Right: Mine That Bird heads back to the barn after the race. Co-owner Leonard Blach of Bueno Suerte Equine said, "I didn't have any real feeling we would win. I just wanted to be competitive. Mark and I became partners on the horse a little over a year ago. I really thought this horse had a lot of talent; we just weren't able to see it all yet. My heart sank when he came by the first time and he was last, but I felt a little better when he came around again the second time and was first."
Left: Mine That Bird in the post parade. Mine That Bird was Champion 2-year-old in Canada last year and his current owners purchased him before taking him to the Breeders' Cup last year. When asked about the purchase, co-owner Mark Allen of Double Eagle Ranch said, "There was no haggling. They (David Cotey's Dominion Bloodstock Inc.) wanted $400,000. We paid it." Asked why they bought a gelding, he added, "We were looking for a racehorse, not a stallion." Mine That Bird was the only gelding in the race, and is one of just three geldings to wear the Roses, the others being Clyde Van Dusen in 1929 and Funny Cide in 2003.
Right: Mine That Bird trails the field into the first turn. Original owner-trainer David Cotey, who sold the horse to the current owners, said from Woodbine, "I am so happy for him. I'm ecstatic. I'd love to be down there to give him a big kiss. We were all screaming down here in the Finish Line Bar. When I saw him closing on the rail, I yelled, 'Here he comes!' I almost lost my voice. I'm just so happy for him and his connections." Cotey had purchased Mine That Bird for $9,500 at Fasig-Tipton Kentucky in October 2007. Mine That Bird is the second Canadian juvenile champion to win the Kentucky Derby, after 1983 winner Sunny's Halo.
Left: Second place finisher Pioneerof the Nile in the post parade. His jockey Garrett Gomez said, "I thought I was sitting on the winner when turning for home. It was just a matter of him going when I asked him to go. He was pulling and traveling well. I haven't had a trip like that in the Kentucky Derby. He pulled to the 1/4 pole and it was a nice feeling.

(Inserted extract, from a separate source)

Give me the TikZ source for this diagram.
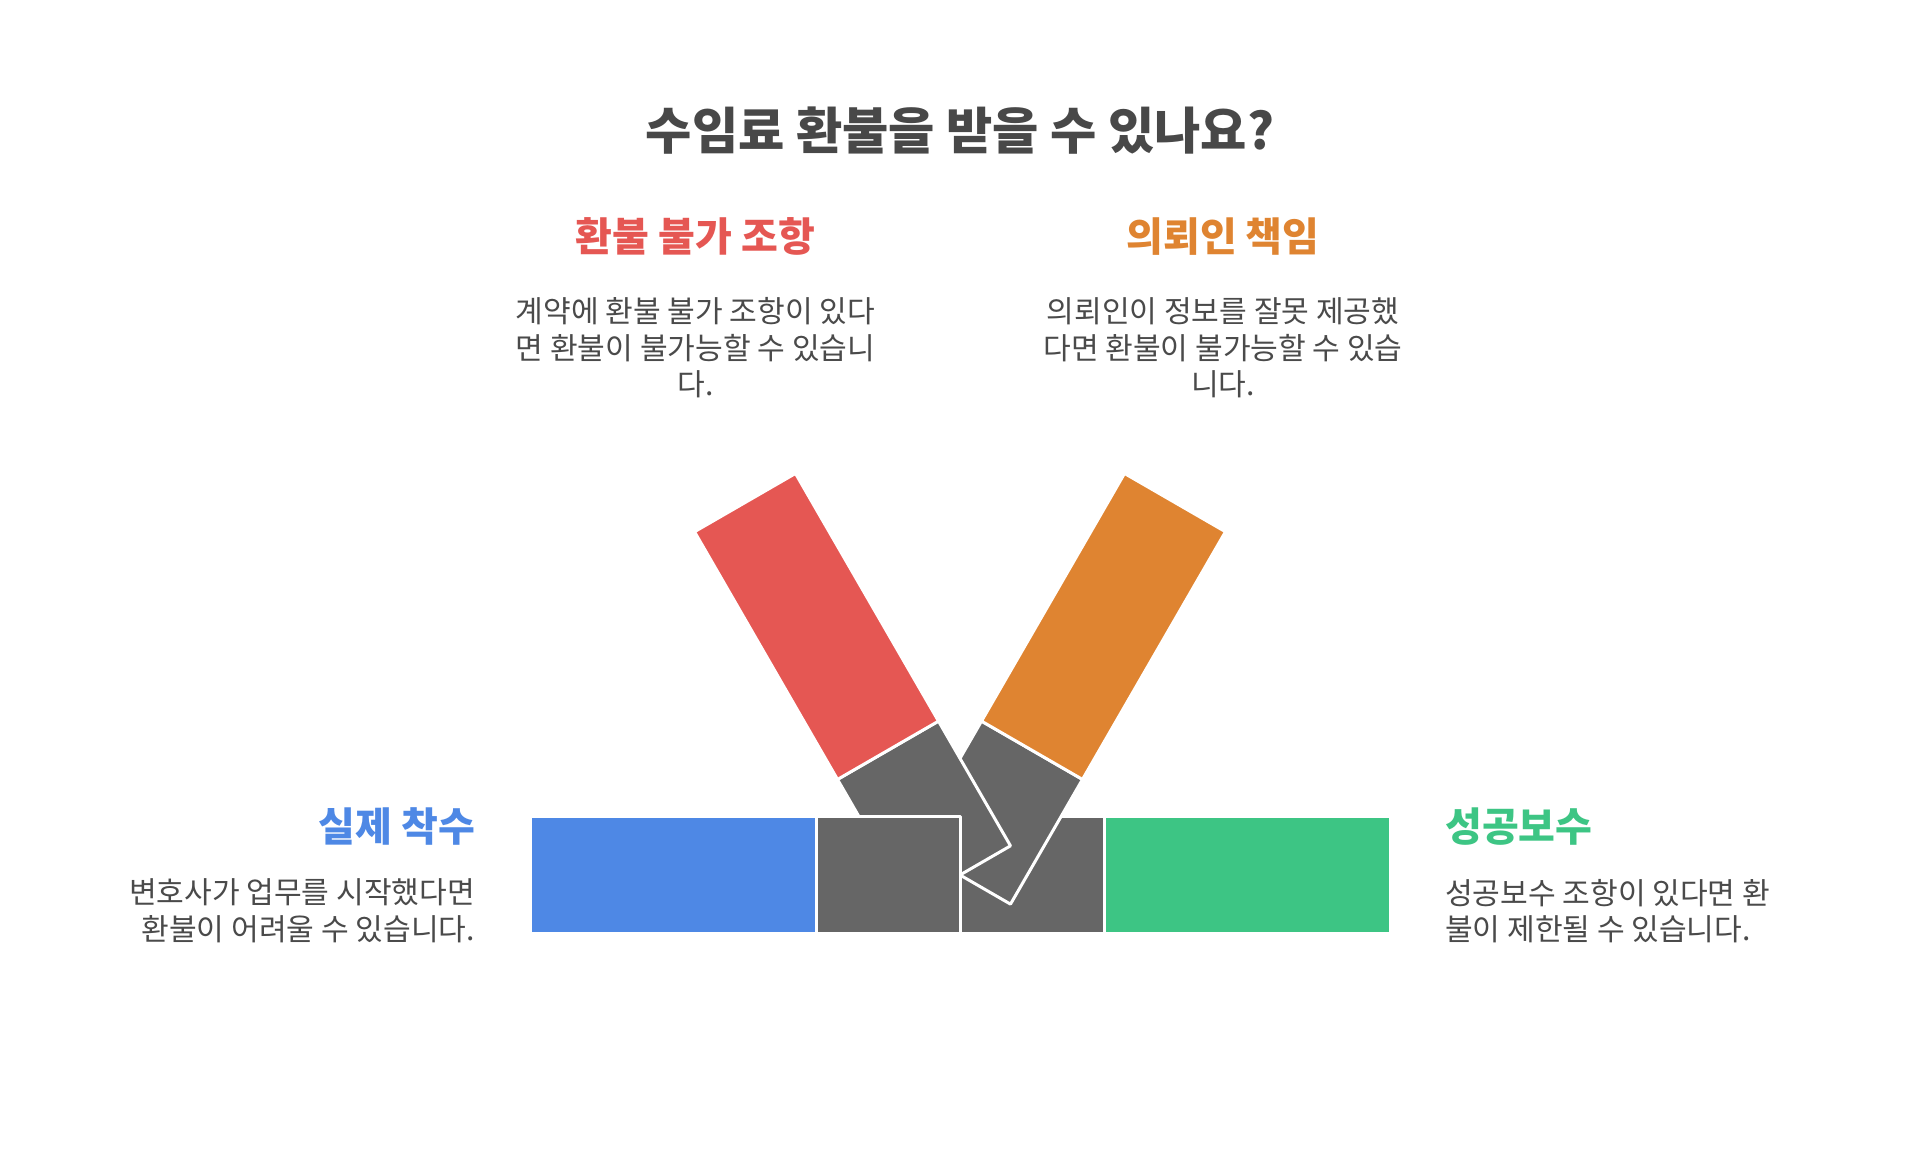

Like I said, when I turned for home, I thought I was going to win my first Derby."
Right: Third place finisher Musket Man returns after the race. His trainer Derek Ryan said, "He showed he belonged. (The media) knocked him all week. We had to go wide and the rail was golden all day, the place to be."
Left: 18th place finisher and beaten favorite Friesan Fire heads into the paddock before the race. His trainer Larry Jones said the favorite grabbed a quarter (left front) coming out of the gate. He said, "He got hit really badly out of the gate and grabbed a quarter. He's bleeding. If you see blood on the track, it's his." Jockey Gabriel Saez added, "He got a bad start and got hit (in his left front). I feel that he didn't want to go, so I let him relax and finish the race. I didn't want to hurt the horse. I just dropped the reins and let him gallop. He came back OK."
Right: The field breaks from the gate for the 135th Kentucky Derby. If you look at the larger version, you can see Mine That Bird (#8) being squeezed back at the start by both Join in the Dance (#9) and Papa Clem (#7).